**Aim**
The listing below should be printed exactly, every line of it. Skip the pictures.

+ + + + + + +

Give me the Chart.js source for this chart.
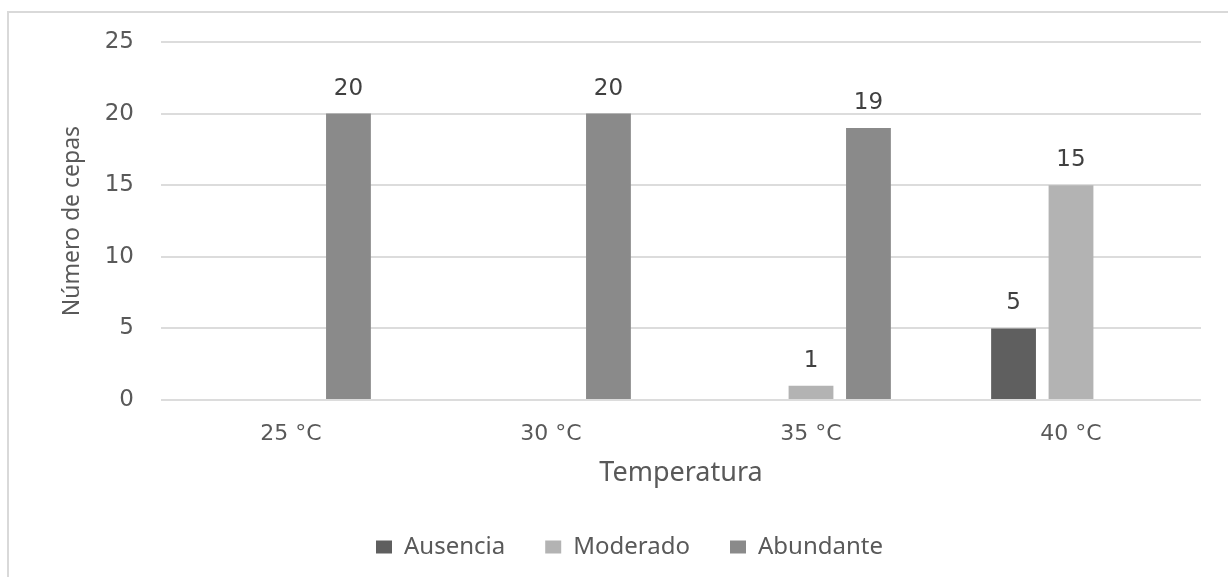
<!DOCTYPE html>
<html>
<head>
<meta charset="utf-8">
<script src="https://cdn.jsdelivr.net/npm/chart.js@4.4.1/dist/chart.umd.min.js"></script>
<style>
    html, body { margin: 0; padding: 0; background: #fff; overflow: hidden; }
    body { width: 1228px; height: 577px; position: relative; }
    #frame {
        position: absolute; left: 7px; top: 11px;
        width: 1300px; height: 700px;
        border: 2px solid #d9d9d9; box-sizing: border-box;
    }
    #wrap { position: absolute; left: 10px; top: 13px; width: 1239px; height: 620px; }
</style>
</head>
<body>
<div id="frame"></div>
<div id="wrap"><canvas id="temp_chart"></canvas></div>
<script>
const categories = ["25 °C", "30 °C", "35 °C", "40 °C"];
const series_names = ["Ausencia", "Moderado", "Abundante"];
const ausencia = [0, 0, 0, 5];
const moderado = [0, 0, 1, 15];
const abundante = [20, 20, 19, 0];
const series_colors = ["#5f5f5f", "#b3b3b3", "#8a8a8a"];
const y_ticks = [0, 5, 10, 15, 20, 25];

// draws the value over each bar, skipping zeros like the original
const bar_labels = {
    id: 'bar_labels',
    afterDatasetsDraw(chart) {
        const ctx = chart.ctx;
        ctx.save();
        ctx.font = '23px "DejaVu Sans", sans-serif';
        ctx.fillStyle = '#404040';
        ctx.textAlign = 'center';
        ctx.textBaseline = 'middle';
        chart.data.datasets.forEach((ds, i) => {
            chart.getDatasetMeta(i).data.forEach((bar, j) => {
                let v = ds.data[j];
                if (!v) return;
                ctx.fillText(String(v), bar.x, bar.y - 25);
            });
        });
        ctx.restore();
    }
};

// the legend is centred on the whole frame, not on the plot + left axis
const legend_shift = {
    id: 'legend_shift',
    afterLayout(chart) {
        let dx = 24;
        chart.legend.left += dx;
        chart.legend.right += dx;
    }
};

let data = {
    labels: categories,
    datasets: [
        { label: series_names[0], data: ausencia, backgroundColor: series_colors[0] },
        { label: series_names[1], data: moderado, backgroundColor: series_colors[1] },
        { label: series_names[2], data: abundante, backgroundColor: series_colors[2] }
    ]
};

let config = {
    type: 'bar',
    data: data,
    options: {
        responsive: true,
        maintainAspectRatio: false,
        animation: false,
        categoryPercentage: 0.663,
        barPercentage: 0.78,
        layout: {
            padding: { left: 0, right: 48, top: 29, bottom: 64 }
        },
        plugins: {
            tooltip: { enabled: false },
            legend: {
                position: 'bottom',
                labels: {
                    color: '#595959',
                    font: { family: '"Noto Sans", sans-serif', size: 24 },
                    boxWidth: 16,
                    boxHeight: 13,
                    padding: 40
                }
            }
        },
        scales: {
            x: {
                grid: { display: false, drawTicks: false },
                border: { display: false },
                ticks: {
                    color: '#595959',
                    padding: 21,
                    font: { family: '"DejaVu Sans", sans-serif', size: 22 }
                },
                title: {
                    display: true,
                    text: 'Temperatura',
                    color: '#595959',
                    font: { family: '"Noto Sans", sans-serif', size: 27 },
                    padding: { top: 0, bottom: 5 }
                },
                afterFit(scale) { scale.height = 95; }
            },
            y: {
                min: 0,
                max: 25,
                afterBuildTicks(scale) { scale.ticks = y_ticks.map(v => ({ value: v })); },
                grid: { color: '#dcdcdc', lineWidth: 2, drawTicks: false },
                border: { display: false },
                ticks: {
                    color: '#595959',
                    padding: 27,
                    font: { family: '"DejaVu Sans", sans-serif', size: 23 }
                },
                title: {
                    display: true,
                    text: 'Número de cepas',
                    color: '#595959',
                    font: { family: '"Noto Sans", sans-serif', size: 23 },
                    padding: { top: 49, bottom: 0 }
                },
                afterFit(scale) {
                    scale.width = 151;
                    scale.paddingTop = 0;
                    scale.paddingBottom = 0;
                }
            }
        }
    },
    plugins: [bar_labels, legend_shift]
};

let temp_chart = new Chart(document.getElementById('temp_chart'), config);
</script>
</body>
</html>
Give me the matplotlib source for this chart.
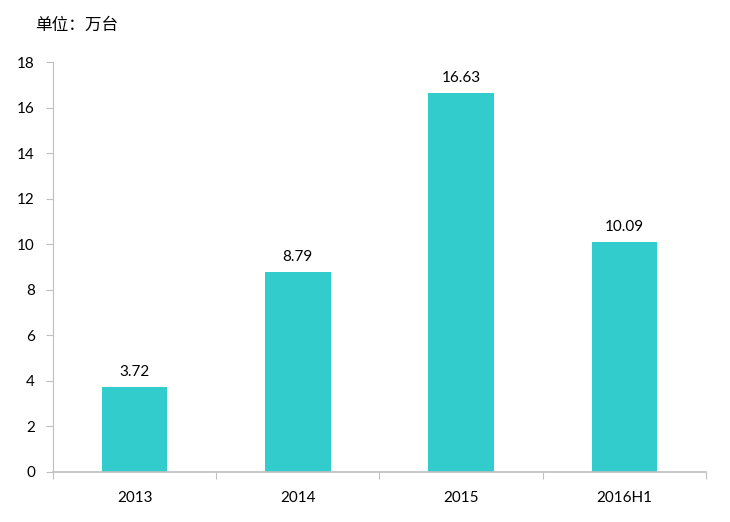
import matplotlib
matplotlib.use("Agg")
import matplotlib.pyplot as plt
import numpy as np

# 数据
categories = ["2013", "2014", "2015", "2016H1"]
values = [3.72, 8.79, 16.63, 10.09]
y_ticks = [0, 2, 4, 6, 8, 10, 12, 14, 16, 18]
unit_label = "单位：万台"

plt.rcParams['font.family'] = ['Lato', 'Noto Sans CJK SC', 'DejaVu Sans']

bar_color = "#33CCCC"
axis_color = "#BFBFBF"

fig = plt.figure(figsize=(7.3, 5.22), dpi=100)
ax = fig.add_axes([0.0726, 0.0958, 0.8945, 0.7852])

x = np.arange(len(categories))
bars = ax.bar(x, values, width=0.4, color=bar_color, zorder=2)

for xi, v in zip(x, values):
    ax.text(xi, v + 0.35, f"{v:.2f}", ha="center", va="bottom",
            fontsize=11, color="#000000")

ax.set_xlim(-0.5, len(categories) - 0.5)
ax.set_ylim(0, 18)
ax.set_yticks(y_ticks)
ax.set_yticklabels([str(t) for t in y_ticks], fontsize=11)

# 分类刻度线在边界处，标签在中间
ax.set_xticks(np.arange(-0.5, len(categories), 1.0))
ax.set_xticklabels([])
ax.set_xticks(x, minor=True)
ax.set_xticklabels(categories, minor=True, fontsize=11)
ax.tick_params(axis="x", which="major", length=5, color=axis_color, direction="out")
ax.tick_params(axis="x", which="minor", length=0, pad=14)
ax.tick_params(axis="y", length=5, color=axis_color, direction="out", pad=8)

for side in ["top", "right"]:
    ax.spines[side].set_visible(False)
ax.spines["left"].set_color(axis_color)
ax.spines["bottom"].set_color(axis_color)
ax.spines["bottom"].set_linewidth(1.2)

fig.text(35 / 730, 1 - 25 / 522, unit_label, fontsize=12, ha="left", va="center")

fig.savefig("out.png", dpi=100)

+ + + + + + +

**Solution below**
Give me the Chart.js source for this chart.
<!DOCTYPE html>
<html>
<head>
<meta charset="utf-8">
<script src="https://cdn.jsdelivr.net/npm/chart.js@4.4.1/dist/chart.umd.min.js"></script>
<style>
    html, body { margin: 0; padding: 0; background: #fff; overflow: hidden; }
    body { width: 1228px; height: 577px; position: relative; }
    #frame {
        position: absolute; left: 7px; top: 11px;
        width: 1300px; height: 700px;
        border: 2px solid #d9d9d9; box-sizing: border-box;
    }
    #wrap { position: absolute; left: 10px; top: 13px; width: 1239px; height: 620px; }
</style>
</head>
<body>
<div id="frame"></div>
<div id="wrap"><canvas id="temp_chart"></canvas></div>
<script>
const categories = ["25 °C", "30 °C", "35 °C", "40 °C"];
const series_names = ["Ausencia", "Moderado", "Abundante"];
const ausencia = [0, 0, 0, 5];
const moderado = [0, 0, 1, 15];
const abundante = [20, 20, 19, 0];
const series_colors = ["#5f5f5f", "#b3b3b3", "#8a8a8a"];
const y_ticks = [0, 5, 10, 15, 20, 25];

// draws the value over each bar, skipping zeros like the original
const bar_labels = {
    id: 'bar_labels',
    afterDatasetsDraw(chart) {
        const ctx = chart.ctx;
        ctx.save();
        ctx.font = '23px "DejaVu Sans", sans-serif';
        ctx.fillStyle = '#404040';
        ctx.textAlign = 'center';
        ctx.textBaseline = 'middle';
        chart.data.datasets.forEach((ds, i) => {
            chart.getDatasetMeta(i).data.forEach((bar, j) => {
                let v = ds.data[j];
                if (!v) return;
                ctx.fillText(String(v), bar.x, bar.y - 25);
            });
        });
        ctx.restore();
    }
};

// the legend is centred on the whole frame, not on the plot + left axis
const legend_shift = {
    id: 'legend_shift',
    afterLayout(chart) {
        let dx = 24;
        chart.legend.left += dx;
        chart.legend.right += dx;
    }
};

let data = {
    labels: categories,
    datasets: [
        { label: series_names[0], data: ausencia, backgroundColor: series_colors[0] },
        { label: series_names[1], data: moderado, backgroundColor: series_colors[1] },
        { label: series_names[2], data: abundante, backgroundColor: series_colors[2] }
    ]
};

let config = {
    type: 'bar',
    data: data,
    options: {
        responsive: true,
        maintainAspectRatio: false,
        animation: false,
        categoryPercentage: 0.663,
        barPercentage: 0.78,
        layout: {
            padding: { left: 0, right: 48, top: 29, bottom: 64 }
        },
        plugins: {
            tooltip: { enabled: false },
            legend: {
                position: 'bottom',
                labels: {
                    color: '#595959',
                    font: { family: '"Noto Sans", sans-serif', size: 24 },
                    boxWidth: 16,
                    boxHeight: 13,
                    padding: 40
                }
            }
        },
        scales: {
            x: {
                grid: { display: false, drawTicks: false },
                border: { display: false },
                ticks: {
                    color: '#595959',
                    padding: 21,
                    font: { family: '"DejaVu Sans", sans-serif', size: 22 }
                },
                title: {
                    display: true,
                    text: 'Temperatura',
                    color: '#595959',
                    font: { family: '"Noto Sans", sans-serif', size: 27 },
                    padding: { top: 0, bottom: 5 }
                },
                afterFit(scale) { scale.height = 95; }
            },
            y: {
                min: 0,
                max: 25,
                afterBuildTicks(scale) { scale.ticks = y_ticks.map(v => ({ value: v })); },
                grid: { color: '#dcdcdc', lineWidth: 2, drawTicks: false },
                border: { display: false },
                ticks: {
                    color: '#595959',
                    padding: 27,
                    font: { family: '"DejaVu Sans", sans-serif', size: 23 }
                },
                title: {
                    display: true,
                    text: 'Número de cepas',
                    color: '#595959',
                    font: { family: '"Noto Sans", sans-serif', size: 23 },
                    padding: { top: 49, bottom: 0 }
                },
                afterFit(scale) {
                    scale.width = 151;
                    scale.paddingTop = 0;
                    scale.paddingBottom = 0;
                }
            }
        }
    },
    plugins: [bar_labels, legend_shift]
};

let temp_chart = new Chart(document.getElementById('temp_chart'), config);
</script>
</body>
</html>
Give me the matplotlib source for this chart.
import matplotlib
matplotlib.use("Agg")
import matplotlib.pyplot as plt
import numpy as np

# 数据
categories = ["2013", "2014", "2015", "2016H1"]
values = [3.72, 8.79, 16.63, 10.09]
y_ticks = [0, 2, 4, 6, 8, 10, 12, 14, 16, 18]
unit_label = "单位：万台"

plt.rcParams['font.family'] = ['Lato', 'Noto Sans CJK SC', 'DejaVu Sans']

bar_color = "#33CCCC"
axis_color = "#BFBFBF"

fig = plt.figure(figsize=(7.3, 5.22), dpi=100)
ax = fig.add_axes([0.0726, 0.0958, 0.8945, 0.7852])

x = np.arange(len(categories))
bars = ax.bar(x, values, width=0.4, color=bar_color, zorder=2)

for xi, v in zip(x, values):
    ax.text(xi, v + 0.35, f"{v:.2f}", ha="center", va="bottom",
            fontsize=11, color="#000000")

ax.set_xlim(-0.5, len(categories) - 0.5)
ax.set_ylim(0, 18)
ax.set_yticks(y_ticks)
ax.set_yticklabels([str(t) for t in y_ticks], fontsize=11)

# 分类刻度线在边界处，标签在中间
ax.set_xticks(np.arange(-0.5, len(categories), 1.0))
ax.set_xticklabels([])
ax.set_xticks(x, minor=True)
ax.set_xticklabels(categories, minor=True, fontsize=11)
ax.tick_params(axis="x", which="major", length=5, color=axis_color, direction="out")
ax.tick_params(axis="x", which="minor", length=0, pad=14)
ax.tick_params(axis="y", length=5, color=axis_color, direction="out", pad=8)

for side in ["top", "right"]:
    ax.spines[side].set_visible(False)
ax.spines["left"].set_color(axis_color)
ax.spines["bottom"].set_color(axis_color)
ax.spines["bottom"].set_linewidth(1.2)

fig.text(35 / 730, 1 - 25 / 522, unit_label, fontsize=12, ha="left", va="center")

fig.savefig("out.png", dpi=100)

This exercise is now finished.